For those who know the first movie, it's about a boy who was different from the others in his village, more of a pacifist than an aggressor, who went against the way of thinking and befriended, rather than slaughtered a dragon. In the second movie, Hiccup is 5 years older and dragons are now a way of life on the far flung island of Berk. In this movie we find that there are many others out there interested in dragons, but in different ways.
Drago comes with his own Alpha dragon, and the two Alphas fight, with Drago's coming out victorious, taking control of ALL the dragons. Toothless comes under the control of Drago's Alpha, and turns on Hiccup, but Stoick leaps in to save Hiccup, and gets killed in the process. Hiccup is devastated, and when Toothless regains control of his senses, Hiccup pushes him away, and Toothless leaves with Drago, who takes his army to conquer Berk.
Hiccup, having now to assume the mantle of chief, takes his friends to ride baby dragons (who are immune to the mind control of the alpha, because babies don't listen to anyone), and head to Berk. Hiccup's friends distract the Alpha, whilst Hiccup tries to break through the mind control with love and kindness to his dear friend Toothless. Toothless eventually overcomes the mind control and challenges the Alpha, and the distraction breaks the mind control the Alpha had on the other dragons, and all the dragons of Berk turn on the Alpha and he is defeated.
As a parent who has children of both sexes, I have been trying to ensure my children grow up self confident, emotionally astute young people, and I have spent my time looking at movies they watch with a more critical eye.
People often talk about the Bechdel test, which was named after Alison Bechdel, a cartoonist, which evaluated gender bias in works of fiction (eg movies).
I struggled to see if this movie would pass! There were 3 female characters in the movie - Valka, Astrid (Hiccup's girlfriend) and Ruffnut, one of the twins who was part of Hiccup's group of friends. Though all had speaking roles, I can't quite recall if they spoke to each other! They MAY have - the girls during the dragon games - but because I can't really remember it, it means it fails the Bechdel test!
Also, because I went with young children, I watched it in 2D. I hear the 3D was amazing, and I would probably have to watch it again on 3D Blu-Ray to get the experience.
Another thing that I found irritating, was Valka became a little bit wimpy after Stoick found her. She was knowledgeable and formidable when Hiccup first met her but once Stoick arrived, she did not seem to participate much - which was unusual considering she had been aggressive previously, freeing captured dragons from dragon capturers. Perhaps it was because she was grieving for the fallen Alpha, or perhaps because she had lost ALL her dragons to Drago's Alpha that she was lost for ideas.

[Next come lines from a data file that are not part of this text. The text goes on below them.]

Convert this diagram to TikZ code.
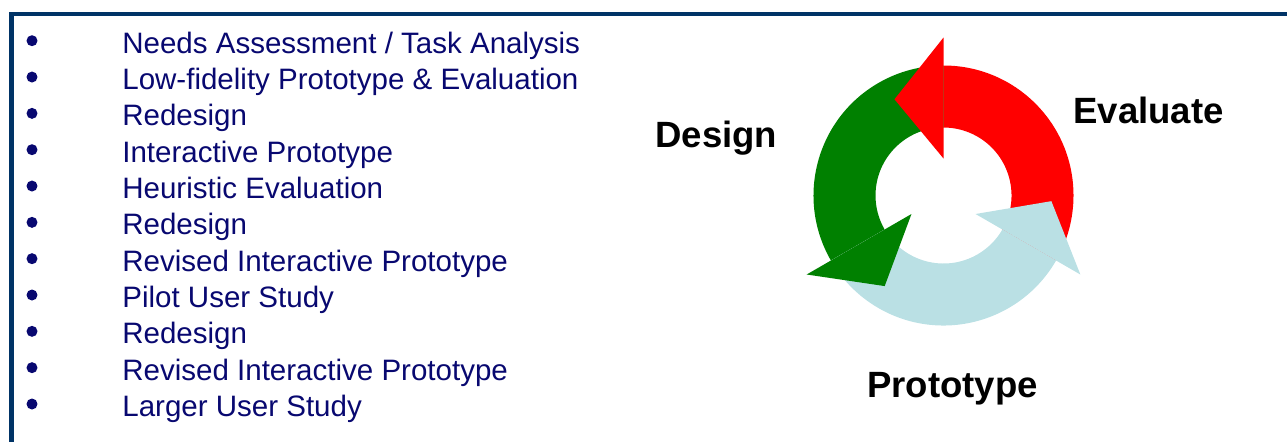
\documentclass[tikz,border=0pt]{standalone}
\usepackage{fontspec}
\setmainfont{Liberation Sans}

\definecolor{framecol}{RGB}{0,51,102}
\definecolor{listblue}{RGB}{8,8,112}
\definecolor{evalred}{RGB}{255,0,0}
\definecolor{designgreen}{RGB}{0,128,0}
\definecolor{protoblue}{RGB}{186,224,228}

\begin{document}
\begin{tikzpicture}[x=0.02cm,y=0.02cm,
    entry/.style={anchor=base west,inner sep=0pt,text=listblue,
      font=\fontsize{16.8}{20}\selectfont},
    dot/.style={circle,fill=listblue,inner sep=0pt,minimum size=0.22cm},
    phase/.style={anchor=base west,inner sep=0pt,
      font=\fontsize{20.8}{25}\selectfont\bfseries}]
  \clip (0,0) rectangle (1287,441);
  % frame, only top and left edges on the page
  \draw[framecol,line width=2.3pt] (11.5,-10) -- (11.5,427) -- (1300,427);

  % steps of the process
  \foreach \txt [count=\i] in {Needs Assessment / Task Analysis,
      Low-fidelity Prototype \& Evaluation, Redesign, Interactive Prototype,
      Heuristic Evaluation, Redesign, Revised Interactive Prototype,
      Pilot User Study, Redesign, Revised Interactive Prototype,
      Larger User Study}{
    \node[entry] (item\i) at (122,{387.8-36.33*(\i-1)}) {\txt};
    \node[dot] (dot\i) at (32,{400.3-36.33*(\i-1)}) {};
  }

  % the cycle: ring pieces first, heads on top
  \begin{scope}[shift={(943.5,245.5)}]
    \foreach \a/\col in {-30/evalred,90/designgreen,210/protoblue}
      \fill[\col] (\a:68) arc[start angle=\a,end angle=\a+120,radius=68]
        -- ({\a+120}:130) arc[start angle=\a+120,end angle=\a,radius=130]
        -- cycle;
    \foreach \a/\col in {90/evalred,210/designgreen,330/protoblue}
      \fill[\col] (\a:37) -- ({\a+27}:108) -- (\a:158) -- cycle;
  \end{scope}

  \node[phase] (design) at (655,294) {Design};
  \node[phase] (evaluate) at (1073,318) {Evaluate};
  \node[phase] (prototype) at (867,44) {Prototype};
\end{tikzpicture}
\end{document}
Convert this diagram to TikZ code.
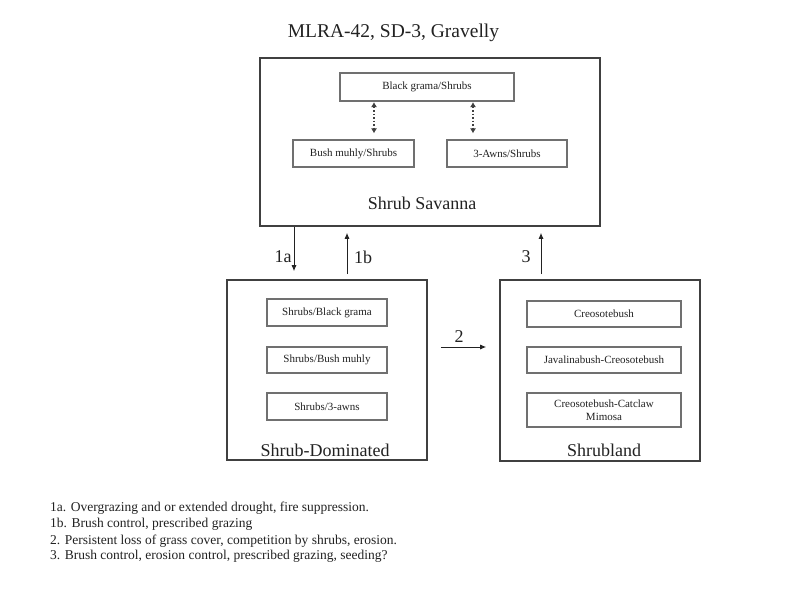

However, I have always found Hiccup inspiring. Hiccup, who says that fighting and killing is not necessary to be great (Astrid is the fighter, Hiccup's strength is in compassion). Hiccup is also on the slight, smaller side, which also shows that being physically strong is NOT what makes a man. He's also lost a foot, which shows he has a handicap, but that it doesn't hinder him in any way. Hiccup was aiming for peace, and he won the day through love and trust of his dragon, Toothless. At the end of the day, loyalty and love and kindness won the day, though the dragons did almost all of the fighting.
The movie overall was excellent, which was surprising for a sequel. The emotions were real, the dialogue fresh and the characters engaging. Naturally the dragons were a great attraction and the death of his father a necessary tragedy to allow Hiccup the room to grow into the leader he was supposed to be. Astrid and Hiccup had a very mature relationship, and even Fishlegs and Snotlout competing for Ruffnut's affections were hilarious (even though she did the stereotypical thing and fell head over heals for the good looking dragon pirate Eret). It's aimed at an older audience, I think, but still retains the charm that will interest the younger ones - I certainly enjoyed it, it was as good as the first one! It's like Toy Story - where the characters and voices are all the same, but it's a different story yet still as engrossing as the first.
I hope that in the next film, part of Hiccup remains that awkward and slight young man, whose leadership comes from the ability to see what is right no matter what the old habits may be, in that Toy Story tradition (though this movie is Dreamworks, not Pixar) It's a movie that I think teaches some great values to my children and I can't wait to get it on Blu-Ray so I can watch it again!